(1.) THESE two appeals have been filed against the common judgment passed by the learned single Judge dated 29. 1. 2001 in C. S. No. 1779 of 1993, hereinafter referred to as 'c. S. ' and T. O. S. No. 34 of 1999, hereinafter referred to as 't. O. S. '.
(2.) C. S. NO. 1779 of 1993 has been filed by three daughters of late Govindasamy Naidu claiming partition in respect of the property of Govindasamy Naidu, in whose name admittedly the property stood. Defendant No. 1 and late G. Madhavan were two sons of late Govindasamy Naidu. The legal heirs of G. Madhavan were impleaded as Defendants 2 to 5. According to the plaintiffs' case, their mother Mrs. G. Abranji Ammal, wife of Govindasamy Naidu, died intestate on 10. 5. 1982 and subsequently their father Govindasamy Naidu died on 15. 3. 1984. It has been stated in the suit for partition that the late parents of the plaintiffs had not executed any Will out of their own free will and volition and the first defendant in connivance with his brother late G. Madhavan procured a Will with a view to deprive the plaintiffs_ share in the disputed property. On the basis of such assertion, the plaintiffs claimed 1/5th share each and also mesne profits and other ancillary reliefs.

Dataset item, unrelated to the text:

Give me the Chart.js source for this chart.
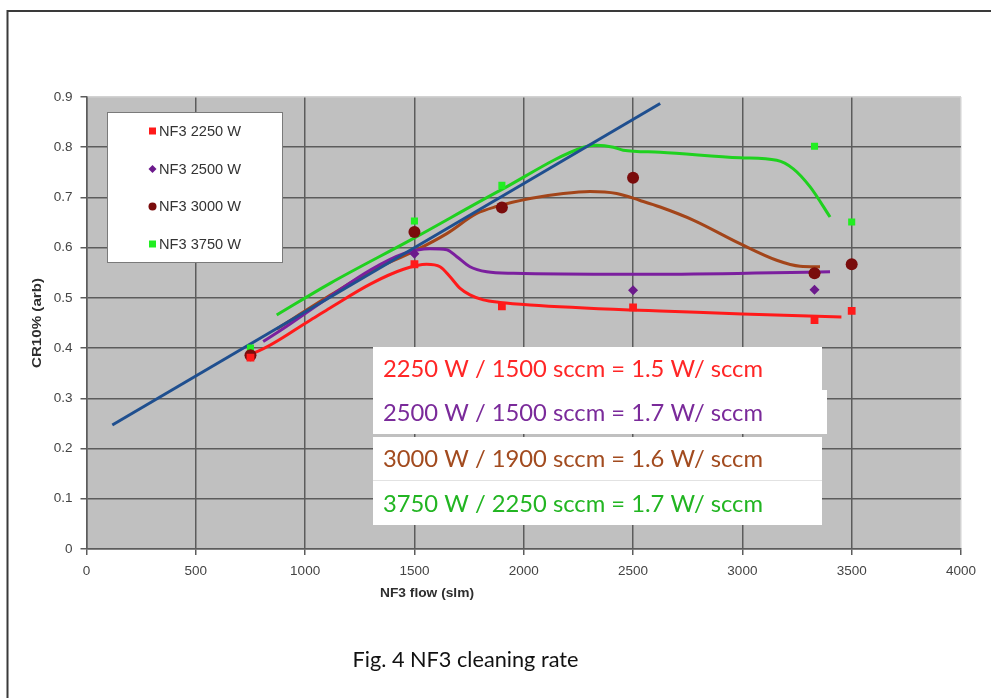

(3.) DEFENDANTS in their joint written statement filed in the month of August, 1996, while not disputing the fact that the property was that of Govindasamy Naidu and regarding the dates of death, took the plea that Govindasamy Naidu and his wife Abranji Ammal had jointly executed a registered Will dated 27. 1. 1982 whereunder the suit property had been bequeathed in favour of the first defendant and Madhavan, the other son. It was stated that the Will had been voluntarily executed. It was also disclosed that the first defendant had an accident, wherein one of his hands had been amputated and the brother Madhavan was not earning well and the plaintiffs were given in marriage and were in affluent circumstances and keeping in view all these, the parents had executed the Will in favour of two sons.